Als "den einzigen Ausweg aus der Misere" sieht die Verbandschefin jene Maßnahme der ungarischen Regierung, die den Schuldnern ermöglichen, als Mieter weiter in ihren Immobilien zu wohnen, die sie wegen ihrer Zahlungsunfähigkeit den Banken zurückgeben mussten. Hier kauft der Staat diese Immobilien von der Bank, und die Betroffenen können für eine niedrige Miete in den Immobilien bleiben. "Wer über die nötigen Mittel verfügt, kann die Immobilie nach sechs Jahren für den Preis zurückkaufen, für den der Staat das Haus oder die Wohnung von der Bank erwarb."

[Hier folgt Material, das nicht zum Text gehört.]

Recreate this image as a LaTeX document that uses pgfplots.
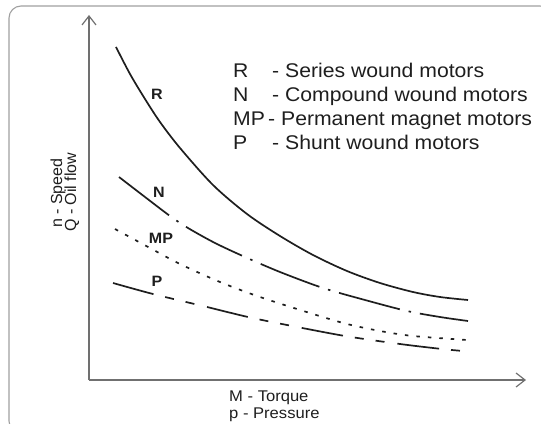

Laut Lenard würde dieser Preis bei einer Immobilien von 10 Millionen Forint durchschnittlich 3 Millionen betragen. Deswegen wollen viele Kreditschuldner auch nicht zahlen, sondern als Mieter ausharren, um ihre eigene Immobilien billig zurückzukaufen. Dieses Programm sei ein effektiver Ausweg. "Nur leider ist der dafür zur Verfügung stehende Fonds gegenwärtig ausgeschöpft", erklärt Lenard. Würde der Fonds nicht wieder aufgestockt, stünden auch hier weitere Zwangsräumungen an. "Wir sehen, dass bereits erneut eine Reihe von Verfahren eingeleitet wurden."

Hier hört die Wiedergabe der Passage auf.